Homeschool Mondays – Your Living History Books 2014-08-22T15:47:31-05:00

When our first child was in the second grade, we began a unit sudy of the Dust Bowl. We lived in Oklahoma, and it seemed like an in depth look at such an important part of our state’s history was a great idea.

We spent an amazing month traveling the state to look at the different kinds of terrain and to see a wide variety of museums. (If you’re in Oklahoma, the Sod House Museum in Aline is worth the trouble of finding it.) We made trips to the library and made off with arm loads of children’s books and books of photographs from the era.

By the end of the month we felt pretty well versed in the destruction and aftermath of the Dust Bowl. We figured that by then we were mini-experts and willing to move forward in history to World War II.

We were wrong.

It was during a weekend visit to my husband’s grandmother that my daughter casually mentioned what we had been studying.

Grandma F. took off her glasses and cleaned the lenses, the replaced them and softly said, “I lived through it. Why didn’t you talk to me?” We spent that afternoon listening to her tales of chickens drowning in the dirt filled air. She told of silt that worked its way through the walls so that tables were set with plates upside down and only flipped over at the last minute to keep dirt out of the food. She shared stories of poverty and starvation and meals made up of a single hard boiled egg, a glass of warm milk, and a tablespoon full of sand plum jelly. She told us of her girlhood and we learned a history we had never thought to seek.

On our next visit, I dropped off a tape recorder and a stack of cassettes. “I want to know it all.” I told her. “Grandmothers don’t stay with us forever, please don’t take your stories with you.”

I guard those tapes, and the ones our other grandparents made, with my life.
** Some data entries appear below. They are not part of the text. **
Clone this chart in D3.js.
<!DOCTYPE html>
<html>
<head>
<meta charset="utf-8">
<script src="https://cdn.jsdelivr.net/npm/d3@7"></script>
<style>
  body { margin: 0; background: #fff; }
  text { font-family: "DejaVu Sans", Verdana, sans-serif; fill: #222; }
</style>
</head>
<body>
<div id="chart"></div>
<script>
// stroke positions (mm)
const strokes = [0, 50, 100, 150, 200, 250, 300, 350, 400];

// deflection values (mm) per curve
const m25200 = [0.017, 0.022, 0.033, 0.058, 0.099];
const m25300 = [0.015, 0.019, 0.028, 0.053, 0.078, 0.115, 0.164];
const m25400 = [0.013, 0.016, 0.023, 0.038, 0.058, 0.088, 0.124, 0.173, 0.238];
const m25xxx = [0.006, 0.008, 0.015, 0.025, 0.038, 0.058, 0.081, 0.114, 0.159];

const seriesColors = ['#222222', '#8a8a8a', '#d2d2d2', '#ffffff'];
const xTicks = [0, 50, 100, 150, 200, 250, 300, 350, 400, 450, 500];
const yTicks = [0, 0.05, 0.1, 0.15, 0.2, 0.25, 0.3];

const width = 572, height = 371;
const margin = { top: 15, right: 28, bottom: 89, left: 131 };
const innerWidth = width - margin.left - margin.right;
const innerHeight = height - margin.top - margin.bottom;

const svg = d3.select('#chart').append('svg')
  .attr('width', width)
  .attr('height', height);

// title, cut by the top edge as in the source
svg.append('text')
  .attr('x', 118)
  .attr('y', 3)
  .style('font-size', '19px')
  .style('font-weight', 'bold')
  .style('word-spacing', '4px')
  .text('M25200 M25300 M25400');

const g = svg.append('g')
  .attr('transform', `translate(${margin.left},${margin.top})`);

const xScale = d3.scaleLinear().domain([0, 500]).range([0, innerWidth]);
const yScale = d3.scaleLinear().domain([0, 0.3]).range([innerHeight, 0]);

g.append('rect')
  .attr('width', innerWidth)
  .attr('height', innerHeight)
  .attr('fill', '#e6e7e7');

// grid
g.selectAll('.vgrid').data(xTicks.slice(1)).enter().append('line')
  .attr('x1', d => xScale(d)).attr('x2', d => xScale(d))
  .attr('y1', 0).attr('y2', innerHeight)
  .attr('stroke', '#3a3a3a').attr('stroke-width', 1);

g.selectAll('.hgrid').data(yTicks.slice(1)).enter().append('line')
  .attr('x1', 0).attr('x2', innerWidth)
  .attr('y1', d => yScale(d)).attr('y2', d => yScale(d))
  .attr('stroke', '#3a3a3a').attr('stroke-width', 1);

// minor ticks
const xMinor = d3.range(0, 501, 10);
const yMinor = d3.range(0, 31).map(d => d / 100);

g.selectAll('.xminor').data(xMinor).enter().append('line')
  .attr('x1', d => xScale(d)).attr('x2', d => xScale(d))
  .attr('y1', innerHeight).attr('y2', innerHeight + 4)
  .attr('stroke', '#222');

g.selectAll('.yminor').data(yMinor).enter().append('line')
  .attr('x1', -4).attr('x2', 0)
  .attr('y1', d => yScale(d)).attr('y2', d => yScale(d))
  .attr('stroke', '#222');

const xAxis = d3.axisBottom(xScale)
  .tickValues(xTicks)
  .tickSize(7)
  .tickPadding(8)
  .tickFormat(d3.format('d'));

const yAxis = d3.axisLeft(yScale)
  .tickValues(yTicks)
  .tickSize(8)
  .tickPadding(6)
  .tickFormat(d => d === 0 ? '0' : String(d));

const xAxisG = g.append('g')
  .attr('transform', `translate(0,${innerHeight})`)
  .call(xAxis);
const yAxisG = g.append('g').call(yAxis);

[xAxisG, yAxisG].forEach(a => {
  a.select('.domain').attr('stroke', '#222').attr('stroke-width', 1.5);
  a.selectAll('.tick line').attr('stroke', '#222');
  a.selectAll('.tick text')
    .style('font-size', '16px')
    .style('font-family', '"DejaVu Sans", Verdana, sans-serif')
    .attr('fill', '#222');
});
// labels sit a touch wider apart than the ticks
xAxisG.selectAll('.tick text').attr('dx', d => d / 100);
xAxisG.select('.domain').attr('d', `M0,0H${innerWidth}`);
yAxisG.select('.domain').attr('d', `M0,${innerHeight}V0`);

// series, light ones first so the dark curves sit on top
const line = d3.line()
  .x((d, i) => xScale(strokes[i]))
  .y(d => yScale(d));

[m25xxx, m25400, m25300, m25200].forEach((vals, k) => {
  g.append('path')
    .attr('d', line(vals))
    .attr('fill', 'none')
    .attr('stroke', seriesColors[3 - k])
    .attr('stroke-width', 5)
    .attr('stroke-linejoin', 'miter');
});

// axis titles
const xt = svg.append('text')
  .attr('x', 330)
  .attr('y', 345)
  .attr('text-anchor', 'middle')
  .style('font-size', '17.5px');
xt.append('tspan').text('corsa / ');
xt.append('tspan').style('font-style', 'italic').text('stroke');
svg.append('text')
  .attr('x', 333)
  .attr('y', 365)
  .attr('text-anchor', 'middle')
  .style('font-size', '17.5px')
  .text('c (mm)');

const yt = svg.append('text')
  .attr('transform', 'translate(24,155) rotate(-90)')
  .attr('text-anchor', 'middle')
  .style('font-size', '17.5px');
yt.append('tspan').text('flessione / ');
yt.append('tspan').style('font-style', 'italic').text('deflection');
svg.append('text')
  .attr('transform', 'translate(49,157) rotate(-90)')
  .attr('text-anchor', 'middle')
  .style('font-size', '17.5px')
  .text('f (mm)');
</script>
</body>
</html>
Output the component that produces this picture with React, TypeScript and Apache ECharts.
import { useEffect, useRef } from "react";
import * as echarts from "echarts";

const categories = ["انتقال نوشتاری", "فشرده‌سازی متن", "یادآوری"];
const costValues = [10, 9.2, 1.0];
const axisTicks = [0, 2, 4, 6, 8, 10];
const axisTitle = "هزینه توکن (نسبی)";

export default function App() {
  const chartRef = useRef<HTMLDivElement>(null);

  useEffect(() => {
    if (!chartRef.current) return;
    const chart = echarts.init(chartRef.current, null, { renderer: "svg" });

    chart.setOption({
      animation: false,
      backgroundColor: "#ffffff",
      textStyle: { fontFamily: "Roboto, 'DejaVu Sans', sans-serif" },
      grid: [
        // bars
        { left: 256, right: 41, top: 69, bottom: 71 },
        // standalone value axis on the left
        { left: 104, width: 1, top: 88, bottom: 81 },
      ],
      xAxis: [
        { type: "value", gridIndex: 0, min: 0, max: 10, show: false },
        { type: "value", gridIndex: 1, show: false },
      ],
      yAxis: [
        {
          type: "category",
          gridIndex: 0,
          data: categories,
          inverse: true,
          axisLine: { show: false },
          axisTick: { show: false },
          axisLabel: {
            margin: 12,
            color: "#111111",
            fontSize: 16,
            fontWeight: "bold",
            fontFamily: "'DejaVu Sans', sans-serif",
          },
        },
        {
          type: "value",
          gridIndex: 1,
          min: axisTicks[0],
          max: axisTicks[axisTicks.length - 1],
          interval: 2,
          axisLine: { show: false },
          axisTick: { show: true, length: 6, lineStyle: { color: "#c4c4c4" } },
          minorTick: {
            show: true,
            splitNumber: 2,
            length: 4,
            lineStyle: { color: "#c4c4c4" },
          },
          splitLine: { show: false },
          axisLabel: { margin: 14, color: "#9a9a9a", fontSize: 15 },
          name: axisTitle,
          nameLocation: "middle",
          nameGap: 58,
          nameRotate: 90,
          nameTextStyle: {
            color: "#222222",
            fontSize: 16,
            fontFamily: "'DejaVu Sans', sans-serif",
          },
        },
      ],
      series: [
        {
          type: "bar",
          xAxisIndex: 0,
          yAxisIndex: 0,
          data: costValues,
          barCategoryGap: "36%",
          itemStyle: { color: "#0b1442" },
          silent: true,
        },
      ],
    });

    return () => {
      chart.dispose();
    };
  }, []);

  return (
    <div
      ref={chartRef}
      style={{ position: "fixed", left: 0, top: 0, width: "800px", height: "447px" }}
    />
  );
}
They are more precious to me than most of the other things in my house. They are our living, and no longer living, history, and they can not be replaced.

If you’re still blessed to have grandparents and parents in your life, please consider making a record of all the things they’ve seen. Make a recording for your children of grandma telling her story in her own voice. It will be the best history lesson they ever learn.